The Ursid meteor shower and Comet Leonard will both be visible for casual sky gazers on Tuesday night, weather permitting, and will remain on show right through until Christmas Eve.
The occurrence of the two celestial spectacles on the longest night of the year offers an unrivalled opportunity to witness them, with up to 10 meteors appearing every hour.
Comet Leonard, dubbed the Christmas Comet, will most likely require binoculars to see, according to Nasa, and will look like a green smudge with a slight tail.
“Comet Leonard is predicted to peak at a brightness that will probably require binoculars to spot it,” the US space agency said.

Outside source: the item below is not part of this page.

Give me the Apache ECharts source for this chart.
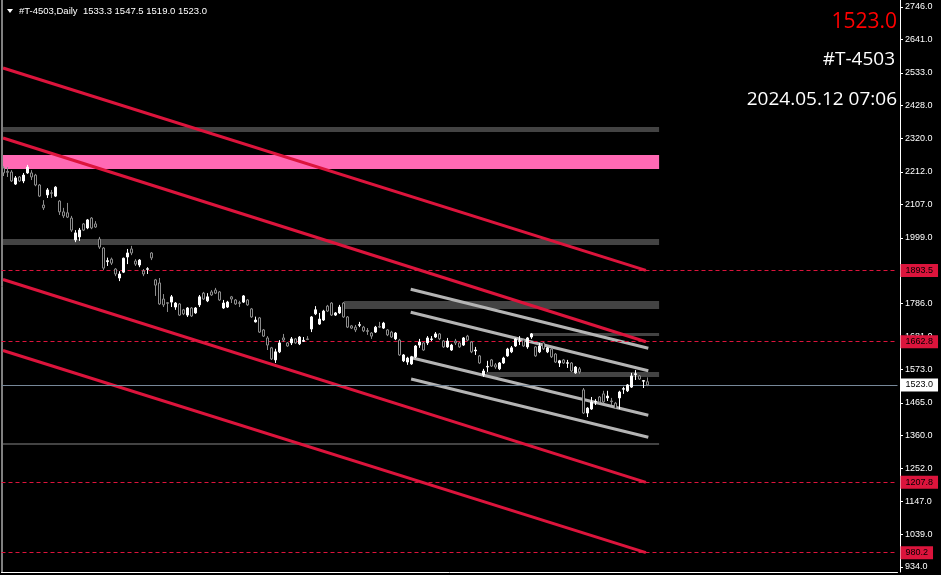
<!DOCTYPE html>
<html><head><meta charset="utf-8">
<script src="https://cdn.jsdelivr.net/npm/echarts@6.0.0/dist/echarts.min.js"></script>
<style>html,body{margin:0;padding:0;background:#000;}#c{width:941px;height:575px;}</style>
</head><body><div id="c"></div>
<script>
const symbolName = '#T-4503';
const timeframe = 'Daily';
const stamp = '2024.05.12 07:06';
const tickValues = [2746, 2641, 2533, 2428, 2320, 2212, 2107, 1999, 1786, 1681, 1573, 1465, 1360, 1252, 1147, 1039, 934];
const levelValues = [1893.5, 1662.8, 1207.8, 980.2];
const lastPrice = 1523.0;
// [open, close, low, high]
const ohlc = [
[2225,2209,2199,2231],[2214,2211,2196,2228],[2212,2183,2180,2218],[2173,2193,2170,2199],[2196,2183,2180,2199],
[2183,2202,2176,2209],[2209,2228,2206,2235],[2209,2196,2186,2218],[2202,2170,2166,2206],[2170,2134,2131,2173],
[2105,2096,2089,2121],[2138,2154,2128,2160],[2145,2143,2128,2154],[2134,2163,2131,2166],[2118,2083,2073,2121],
[2083,2070,2063,2096],[2080,2066,2063,2112],[2063,2024,2018,2070],[1992,2015,1985,2024],[2002,2024,1989,2031],
[2044,2024,2021,2047],[2031,2057,2027,2060],[2063,2031,2027,2066],[2044,2034,2031,2053],[1995,1969,1963,2002],
[1966,1901,1895,1969],[1922,1925,1908,1935],[1930,1917,1911,1935],[1898,1882,1875,1901],[1869,1882,1859,1891],
[1888,1933,1885,1935],[1937,1950,1914,1963],[1963,1950,1943,1973],[1924,1914,1908,1930],[1911,1927,1904,1930],
[1892,1882,1875,1898],[1897,1899,1882,1904],[1950,1934,1927,1953],[1863,1846,1811,1866],[1853,1785,1782,1869],
[1801,1782,1775,1817],[1789,1787,1759,1791],[1791,1808,1775,1814],[1775,1788,1766,1791],[1785,1749,1746,1788],
[1766,1753,1749,1769],[1749,1772,1743,1775],[1772,1746,1743,1775],[1756,1772,1753,1775],[1782,1808,1775,1814],
[1820,1801,1798,1824],[1795,1808,1791,1820],[1824,1814,1811,1830],[1830,1820,1817,1837],[1824,1798,1795,1827],
[1772,1788,1769,1798],[1775,1791,1772,1795],[1808,1801,1788,1811],[1798,1785,1782,1801],[1789,1787,1775,1795],
[1791,1811,1788,1814],[1798,1782,1779,1801],[1769,1743,1740,1772],[1727,1733,1725,1744],[1740,1694,1691,1743],
[1701,1681,1678,1704],[1675,1652,1636,1681],[1643,1607,1604,1646],[1604,1630,1594,1640],[1630,1659,1626,1668],
[1675,1668,1662,1688],[1659,1649,1646,1662],[1659,1672,1652,1678],[1672,1659,1656,1675],[1656,1678,1652,1681],
[1664,1667,1662,1678],[1672,1670,1668,1681],[1704,1743,1694,1746],[1753,1766,1749,1778],[1720,1736,1717,1756],
[1733,1762,1730,1766],[1778,1762,1759,1782],[1788,1749,1746,1791],[1749,1756,1746,1759],[1756,1775,1753,1782],
[1788,1743,1740,1791],[1743,1710,1707,1746],[1714,1707,1704,1717],[1710,1701,1694,1717],[1716,1718,1710,1727],
[1710,1698,1694,1714],[1699,1696,1685,1707],[1691,1681,1672,1694],[1694,1710,1691,1714],[1712,1710,1707,1727],
[1707,1723,1704,1727],[1701,1685,1681,1704],[1694,1678,1675,1698],[1672,1691,1668,1694],[1668,1620,1617,1672],
[1601,1620,1597,1623],[1597,1610,1588,1614],[1591,1614,1588,1617],[1614,1649,1610,1652],[1652,1662,1643,1672],
[1659,1636,1633,1662],[1659,1675,1652,1681],[1670,1672,1665,1681],[1678,1688,1675,1694],[1688,1672,1668,1691],
[1665,1646,1643,1668],[1646,1665,1643,1675],[1636,1652,1633,1656],[1665,1659,1652,1672],[1659,1646,1643,1662],
[1652,1675,1649,1678],[1681,1668,1665,1685],[1662,1630,1626,1665],[1633,1636,1620,1646],[1617,1594,1591,1620],
[1555,1568,1549,1575],[1581,1583,1565,1601],[1604,1584,1581,1607],[1588,1581,1575,1594],[1575,1594,1571,1597],
[1594,1610,1591,1614],[1617,1639,1614,1643],[1630,1643,1626,1649],[1649,1672,1646,1675],[1664,1666,1652,1681],
[1668,1649,1646,1672],[1646,1675,1640,1678],[1678,1688,1672,1691],[1646,1617,1614,1649],[1630,1649,1626,1659],
[1659,1640,1636,1662],[1630,1643,1626,1646],[1639,1614,1610,1643],[1623,1597,1594,1626],[1594,1601,1581,1604],
[1604,1594,1591,1607],[1593,1595,1578,1604],[1594,1568,1565,1597],[1562,1581,1559,1584],[1575,1565,1559,1581],
[1507,1432,1429,1513],[1432,1448,1419,1451],[1445,1468,1442,1484],[1468,1470,1458,1477],[1484,1468,1464,1487],
[1494,1468,1464,1504],[1481,1487,1471,1504],[1471,1469,1458,1481],[1464,1448,1445,1468],[1481,1500,1445,1504],
[1509,1511,1494,1517],[1504,1523,1500,1526],[1516,1552,1513,1562],[1557,1559,1539,1571],[1552,1542,1539,1555],
[1535,1537,1513,1539],[1533.3,1523.0,1519.0,1547.5]
];
const barCount = 224;
const categories = Array.from({length: barCount}, (_, i) => 'D' + (i + 1));
// trend lines in bar-index / price space: [startBar, startPrice, endBar, endPrice]
const redChannel = [
  [-0.125, 2548.6, 160.6, 1893.5],
  [-0.125, 2322.0, 160.6, 1662.8],
  [-0.125, 1864.0, 160.6, 1207.8],
  [-0.125, 1634.4, 160.6, 980.2]
];
const grayChannel = [
  [101.8, 1832.5, 161.2, 1641.6],
  [101.8, 1758.1, 161.2, 1569.0],
  [102.0, 1611.0, 161.2, 1424.7],
  [101.9, 1542.2, 161.2, 1353.5]
];
// zones: [startBar, endBar, topPrice, bottomPrice]
const grayZones = [
  [-0.125, 163.9, 2357.8, 2341.6],
  [-0.125, 163.9, 1995.2, 1975.8],
  [85.1, 163.9, 1794.6, 1768.7],
  [131.6, 163.9, 1691.0, 1681.4],
  [120.6, 163.9, 1564.9, 1548.6],
  [-0.125, 163.9, 1335.4, 1328.9]
];
const pinkZones = [
  [-0.125, 163.9, 2267.0, 2222.0]
];

const RED = '#dc143c';
const chart = echarts.init(document.getElementById('c'), null, {renderer: 'canvas'});
const yMin = 917.6, yMax = 2768.65;
const zoneItem = (z, color) => [{coord: [z[0], z[2]], itemStyle: {color: color, opacity: 1}}, {coord: [z[1], z[3]]}];
const lineSeries = (l, color) => ({
  type: 'line', xAxisIndex: 1, yAxisIndex: 0, data: [[l[0], l[1]], [l[2], l[3]]],
  symbol: 'none', silent: true, z: 3, lineStyle: {color: color, width: 3}
});
const levelLabel = (bg, fg) => ({
  show: true, position: 'end', distance: 3, formatter: p => p.value.toFixed(1),
  backgroundColor: bg, color: fg, fontFamily: 'Liberation Sans', fontSize: 9,
  padding: [2, 5, 1, 5], lineHeight: 10
});

const option = {
  backgroundColor: '#000',
  animation: false,
  grid: {left: 1.5, top: 0, width: 896, bottom: 3, containLabel: false},
  xAxis: [
    {type: 'category', data: categories, boundaryGap: true,
     axisLine: {show: true, onZero: false, lineStyle: {color: '#fff'}}, axisTick: {show: false}, axisLabel: {show: false}, splitLine: {show: false}},
    {type: 'value', min: -0.5, max: barCount - 0.5, show: false, axisLine: {onZero: false}}
  ],
  yAxis: [
    {type: 'value', position: 'right', offset: 2.5, min: yMin, max: yMax,
     axisLine: {show: true, onZero: false, lineStyle: {color: '#fff'}},
     axisTick: {show: true, customValues: tickValues, length: 3, lineStyle: {color: '#fff'}},
     axisLabel: {show: true, customValues: tickValues, color: '#fff', fontFamily: 'Liberation Sans', fontSize: 9, margin: 5,
                 formatter: v => Number(v).toFixed(1)},
     splitLine: {show: false}}
  ],
  graphic: [
    {type: 'line', shape: {x1: 2, y1: 0, x2: 2, y2: 573}, style: {stroke: '#fff', lineWidth: 1}},
    {type: 'polygon', shape: {points: [[7, 9], [13, 9], [10, 13]]}, style: {fill: '#fff'}},
    {type: 'text', x: 19, y: 11, style: {text: symbolName + ',' + timeframe + '  ' + ohlc[ohlc.length - 1][0].toFixed(1) + ' ' +
      ohlc[ohlc.length - 1][3].toFixed(1) + ' ' + ohlc[ohlc.length - 1][2].toFixed(1) + ' ' + ohlc[ohlc.length - 1][1].toFixed(1),
      fill: '#fff', font: '9.5px "Liberation Sans"', textVerticalAlign: 'middle'}},
    {type: 'text', x: 897, y: 22, style: {text: lastPrice.toFixed(1), fill: '#ff0000', font: '21px "Open Sans"', textAlign: 'right', textVerticalAlign: 'middle'}},
    {type: 'text', x: 895, y: 60, style: {text: symbolName, fill: '#fff', font: '19px "Open Sans"', textAlign: 'right', textVerticalAlign: 'middle'}},
    {type: 'text', x: 897, y: 100, style: {text: stamp, fill: '#fff', font: '19px "Open Sans"', textAlign: 'right', textVerticalAlign: 'middle'}}
  ],
  series: [
    {type: 'line', xAxisIndex: 1, yAxisIndex: 0, data: [], silent: true, z: 1,
     markArea: {silent: true, data: grayZones.map(z => zoneItem(z, '#434343')).concat(pinkZones.map(z => zoneItem(z, '#ff69b4')))}},
    ...redChannel.map(l => lineSeries(l, RED)),
    ...grayChannel.map(l => lineSeries(l, '#b4b4b4')),
    {type: 'line', xAxisIndex: 0, yAxisIndex: 0, data: [], silent: true, z: 4,
     markLine: {silent: true, symbol: 'none', animation: false,
       data: levelValues.map(v => ({yAxis: v, lineStyle: {color: RED, width: 1, type: [4, 3]}, label: levelLabel(RED, '#000')}))
         .concat([{yAxis: lastPrice, lineStyle: {color: '#778899', width: 1, type: 'solid'}, label: levelLabel('#fff', '#000')}])}},
    {type: 'candlestick', xAxisIndex: 0, yAxisIndex: 0, data: ohlc, barWidth: 3, z: 5,
     itemStyle: {color: '#fff', color0: '#000', borderColor: '#fff', borderColor0: '#8c8c8c', borderWidth: 1}}
  ]
};
chart.setOption(option);
</script>
</body></html>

“There’s a chance it could be bright enough to see with the unaided eye, but again, with comets, you never really know.”
The best time to see it is around 45 minutes after sunset, just above the southwestern horizon right next to the planet Venus.
Jupiter and Saturn will also be visible in the night’s sky, directly above Venus and the comet, while Mars should be visible in another portion of the sky.
The best time to see the Ursids is when the sky is at its darkest in the middle of the night, with meteors appearing from the Ursa Minor constellation (the Little Bear).
Weather in the UK tonight is unusually clear for this time of year, according to the Met Office, with most of England and Wales seeing clouds breaking for a great view of the skies.
Unfortunately there will be some cloud over large parts of Northern Ireland and Scotland, however anyone who misses tonight’s cosmic show won’t have to wait long for another.
The Quadrantids meteor shower is set to take place between 26 December 2021 and 16 January 2022, with an average hourly rate of up to 25 meteors. The peak takes place on 2 January, but only lasts for six hours.